Estamos a punto de terminar nuestra novela. Bueno, para ser exactos, «ella» está a punto de terminar «su» novela. Yo no soy más que una acompañante-espectadora en su proceso literario. La cosa es especial, porque tiene doce años y porque llevamos juntas dos años, yo yendo a su casa una hora a la semana para darle clase de escritura. Creativa, se entiende.
Durante el primer año, yo le hacía propuestas imaginativas que ella abordaba con ímpetu a veces, escéptica otras. Pero obediente en los dos casos. De esas propuestas solían salir cuentos con principio y final, aunque en ocasiones no eran más que textos pasajeros.
Mi objetivo era que disfrutara, eso lo primero, y que al mismo tiempo aprendiera algo de técnica. El resultado así más sonado fue que ganó un concurso de relatos de la biblioteca municipal de su barrio, después de haber trabajado el cuento por lo menos durante tres semanas. Le brillaban los ojos cuando me contó que había ganado el concurso.

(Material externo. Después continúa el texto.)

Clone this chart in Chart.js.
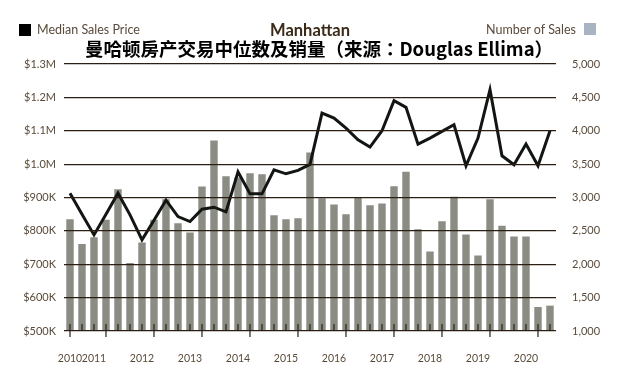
<!DOCTYPE html>
<html>
<head>
<meta charset="utf-8">
<script src="https://cdn.jsdelivr.net/npm/chart.js@4.4.0/dist/chart.umd.min.js"></script>
<style>
  body { margin: 0; background: #fff; }
  #wrap { position: relative; width: 623px; height: 370px; }
  #wrap canvas { position: absolute; left: 0; top: 0; }
  .txt { position: absolute; white-space: nowrap; font-family: Lato, 'Open Sans', sans-serif; color: #5a4a3a; font-size: 12.5px; line-height: 14px; }
  .box { position: absolute; width: 12px; height: 12px; }
</style>
</head>
<body>
<div id="wrap">
  <canvas id="chart" width="623" height="370"></canvas>
  <div class="box" style="left:19px;top:24px;background:#000;"></div>
  <div class="txt" style="left:37px;top:23px;">Median Sales Price</div>
  <div class="txt" style="left:310px;top:21px;transform:translateX(-50%);font-size:16.5px;line-height:18px;font-weight:bold;color:#3b2a18;">Manhattan</div>
  <div class="txt" style="right:47px;top:23px;">Number of Sales</div>
  <div class="box" style="left:584px;top:23px;background:#a9b4c2;"></div>
  <div class="txt" style="left:319px;top:36px;transform:translateX(-50%);font-family:'Noto Sans CJK KR','Noto Sans CJK SC',sans-serif;font-size:18.5px;line-height:24px;font-weight:bold;color:#000;">曼哈顿房产交易中位数及销量（来源：Douglas Ellima）</div>
</div>
<script>
// 四半期ごと 2010 Q1 - 2020 Q1
const quarters = [];
for (let y = 2010; y <= 2020; y++) {
    for (let q = 1; q <= 4; q++) {
        if (quarters.length < 41) quarters.push(y + ' Q' + q);
    }
}

const xTickLabels = ['2010', '', '2011', '', '', '', '2012', '', '', '', '2013', '', '', '', '2014', '', '', '',
    '2015', '', '', '', '2016', '', '', '', '2017', '', '', '', '2018', '', '', '', '2019', '', '', '', '2020', '', ''];

const salesCount = [2675, 2305, 2405, 2665, 3125, 2020, 2325, 2665, 2975, 2615,
    2475, 3165, 3855, 3320, 3300, 3365, 3350, 2735, 2675, 2690,
    3675, 2990, 2895, 2750, 3005, 2885, 2910, 3170, 3385, 2525,
    2190, 2645, 3010, 2445, 2130, 2975, 2575, 2415, 2415, 1360, 1380];

const medianPrice = [913, 850, 788, 850, 913, 848, 773, 832, 892, 843,
    828, 865, 871, 857, 977, 911, 911, 983, 971, 981,
    999, 1153, 1138, 1108, 1073, 1051, 1100, 1190, 1170, 1060,
    1078, 1098, 1118, 995, 1078, 1223, 1025, 998, 1060, 995, 1100].map(v => v * 1000);

const majorTickIdx = [0, 3, 7, 11, 15, 19, 23, 27, 31, 35, 39];

const textColor = '#5a4a3a';
const gridColor = '#2a1f12';
const tickFont = { family: "Lato, 'Open Sans', sans-serif", size: 11 };

// x軸の目盛り線を描く
const tickMarks = {
    id: 'tickMarks',
    afterDraw(chart) {
        const ctx = chart.ctx;
        const xs = chart.scales.x;
        const bottom = chart.chartArea.bottom;
        ctx.save();
        ctx.strokeStyle = gridColor;
        ctx.lineWidth = 1.2;
        quarters.forEach((q, i) => {
            const x = Math.round(xs.getPixelForValue(i));
            ctx.beginPath();
            ctx.moveTo(x, bottom - 7);
            ctx.lineTo(x, majorTickIdx.includes(i) ? bottom + 6 : bottom);
            ctx.stroke();
        });
        ctx.restore();
    }
};

new Chart(document.getElementById('chart').getContext('2d'), {
    data: {
        labels: quarters,
        datasets: [
            {
                type: 'line',
                label: 'Median Sales Price',
                data: medianPrice,
                yAxisID: 'yPrice',
                borderColor: '#121612',
                borderWidth: 3,
                pointRadius: 0,
                tension: 0,
                order: 0
            },
            {
                type: 'bar',
                label: 'Number of Sales',
                data: salesCount,
                yAxisID: 'ySales',
                backgroundColor: '#8b8d85',
                barPercentage: 0.62,
                categoryPercentage: 1,
                order: 1
            }
        ]
    },
    options: {
        responsive: false,
        animation: false,
        devicePixelRatio: 1,
        layout: { padding: { top: 64, left: 0, right: 0, bottom: 0 } },
        plugins: {
            legend: { display: false },
            tooltip: { enabled: false }
        },
        scales: {
            x: {
                offset: true,
                grid: { display: false },
                border: { display: false },
                ticks: {
                    autoSkip: false,
                    maxRotation: 0,
                    padding: 13,
                    color: textColor,
                    font: { family: "Lato, 'Open Sans', sans-serif", size: 10.5 },
                    callback: (v, i) => xTickLabels[i]
                },
                afterFit: s => { s.height = 39; }
            },
            yPrice: {
                position: 'left',
                min: 500000,
                max: 1300000,
                grid: { color: gridColor, lineWidth: 1.2, drawTicks: false, z: 1 },
                border: { display: false },
                ticks: {
                    stepSize: 100000,
                    padding: 8,
                    color: textColor,
                    font: tickFont,
                    callback: v => v >= 1000000 ? '$' + (v / 1000000).toFixed(1) + 'M' : '$' + (v / 1000) + 'K'
                },
                afterFit: s => { s.width = 64; }
            },
            ySales: {
                position: 'right',
                min: 1000,
                max: 5000,
                grid: { display: false },
                border: { display: false },
                ticks: {
                    stepSize: 500,
                    padding: 8,
                    color: textColor,
                    font: tickFont,
                    callback: v => v.toLocaleString('en-US')
                },
                afterFit: s => { s.width = 67; }
            }
        }
    },
    plugins: [tickMarks]
});
</script>
</body>
</html>
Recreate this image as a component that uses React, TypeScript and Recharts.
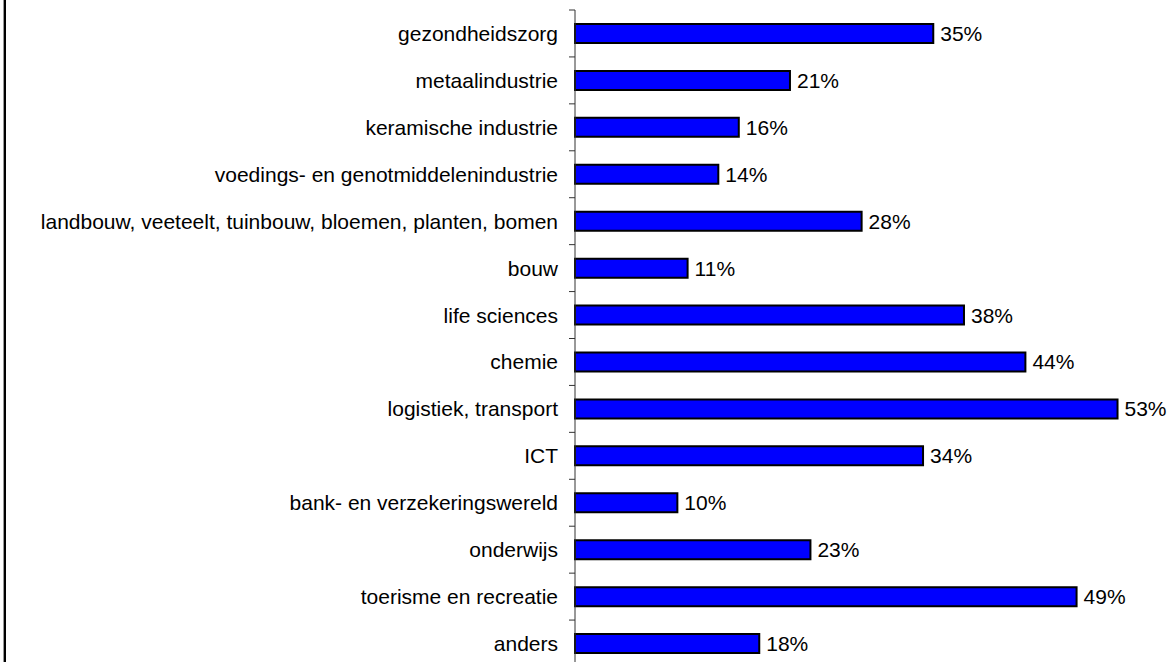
import React from 'react';
import { BarChart, Bar, XAxis, YAxis, LabelList } from 'recharts';

const sectors = [
  'gezondheidszorg',
  'metaalindustrie',
  'keramische industrie',
  'voedings- en genotmiddelenindustrie',
  'landbouw, veeteelt, tuinbouw, bloemen, planten, bomen',
  'bouw',
  'life sciences',
  'chemie',
  'logistiek, transport',
  'ICT',
  'bank- en verzekeringswereld',
  'onderwijs',
  'toerisme en recreatie',
  'anders',
];

const percentages = [35, 21, 16, 14, 28, 11, 38, 44, 53, 34, 10, 23, 49, 18];

const data = sectors.map((name, i) => ({ name, value: percentages[i] }));

const WIDTH = 1173;
const HEIGHT = 667;
const TOP = 10;
const band = (HEIGHT - TOP) / sectors.length;
const font = '"Liberation Sans", Arial, sans-serif';

const SectorTick = (props: any) => {
  const { x, y, payload, index } = props;
  const top = y - band / 2;
  return (
    <g>
      <line x1={x - 6} y1={top} x2={x} y2={top} stroke="#333" strokeWidth={1} />
      {index === sectors.length - 1 && (
        <line x1={x - 6} y1={y + band / 2} x2={x} y2={y + band / 2} stroke="#333" strokeWidth={1} />
      )}
      <text
        x={x - 17}
        y={y}
        textAnchor="end"
        dominantBaseline="central"
        fill="#000"
        fontSize={21}
        fontFamily={font}
      >
        {payload.value}
      </text>
    </g>
  );
};

export default function App() {
  return (
    <div style={{ position: 'fixed', left: 0, top: 0, width: WIDTH, height: 662, overflow: 'hidden', background: '#fff' }}>
      <div style={{ position: 'absolute', left: 3, top: 0, width: 1, height: 662, background: '#999' }} />
      <div style={{ position: 'absolute', left: 4, top: 0, width: 2, height: 662, background: '#000' }} />
      <BarChart
        width={WIDTH}
        height={HEIGHT}
        data={data}
        layout="vertical"
        margin={{ top: TOP, right: 35, bottom: 0, left: 0 }}
      >
        <XAxis type="number" domain={[0, 55]} hide />
        <YAxis
          type="category"
          dataKey="name"
          width={575}
          tickLine={false}
          tickSize={0}
          tickMargin={0}
          axisLine={{ stroke: '#333', strokeWidth: 1 }}
          tick={SectorTick}
          interval={0}
        />
        <Bar dataKey="value" fill="#0000ff" stroke="#000" strokeWidth={2} barSize={19} isAnimationActive={false}>
          <LabelList
            dataKey="value"
            position="right"
            offset={7}
            formatter={(v: any) => `${v}%`}
            fill="#000"
            fontSize={21}
            fontFamily={font}
          />
        </Bar>
      </BarChart>
    </div>
  );
}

Intuí que era la recompensa al gran esfuerzo que había hecho por mejorarlo lo que iluminaba su mirada.
Y fue a mitad de este año cuando, a raíz de una propuesta de escritura que le hice, llegamos a la conclusión de que ese cuento resultante se merecía algo más largo. Ese fue el germen de su novela. Primero la planificamos juntas, después distribuimos en capítulos todo lo que quería contar (ella lo tenía todo en la cabeza, el argumento, la trama, el desenlace, los personajes, todo increíblemente claro), dibujamos un cronograma para ir sobre seguro, perfilamos a los protagonistas. Desde entonces, trabaja sin descanso en ella. Cada martes me trae un capítulo escrito, lo leemos (lo leo yo en voz baja, le da vergüenza que lo lea en alto), lo comentamos, nos peleamos porque cada una defiende su postura, y finalmente acordamos aquello que estaría mejor de otra manera. Y así, semana tras semana, ha ido engordando el taco de folios que conforma su «borrador», en apariencia caótico, pero que tiene pulcramente ordenado en su cabeza. Hasta hoy, que hemos llegado casi al final, pues apenas nos quedan dos capítulos para terminar.
Pensé que se cansaría, que rompería pronto la rutina de escribir sobre lo mismo. Que encontraría cualquier excusa para dejarlo y pedirme pasar a otra cosa. Pensé que quizá era muy joven para mantener la constancia en un proyecto como este, porque llevarlo a cabo cuesta mucho esfuerzo. Pensé que ella misma se bajaría del carro. Pero nada de eso ha ocurrido.
Yo la he exigido a ella, pero ella también me ha exigido a mí. He tenido que liberarme de rigideces, aparcar por una hora a la semana mi visión adulta de las cosas, mi esquema «teórico» sobre la escritura que comparto en mis talleres para adultos. He tenido que relajar mi cerebro, no sé cómo explicarlo, dejarme llevar, aceptar otra forma de contar que nace de la intuición más primaria, aunque eso a veces se contradiga con esos principios teóricos que yo tengo quizá demasiado asumidos como ciertos. Clara (por cierto, se llama Clara, vivan las coincidencias) me está enseñando mucho sin ella saberlo. Me encanta cuando defiende su postura, cuando me dice que no a algo que le propongo después de habérselo argumentado por activa y por pasiva. Pero ella que no, erre que erre. Cuando está convencida de algo, es que no hay quien la baje del burro. Y eso me encanta, porque me desmonta mi estructura mental a la que seguramente le hace falta regenerarse con un soplo de aire fresco.
Somos opuestas en gustos: a ella le pirra lo fantástico. Yo sin embargo me muevo en la realidad. Pero nos complementamos. Y así hemos logrado sobrevivir a estas clases de escritura que comenzamos allá hace veintitantos meses.
Ella será una escritora con oficio. Porque ama este oficio (aunque todavía no lo sabe), porque ama la escritura. Y yo, tan contenta de haberla acompañado en este mini trayecto de su camino.
Ahora soy yo la que tengo que impulsar mi primera novela, esa que tengo aparcada en un cajón.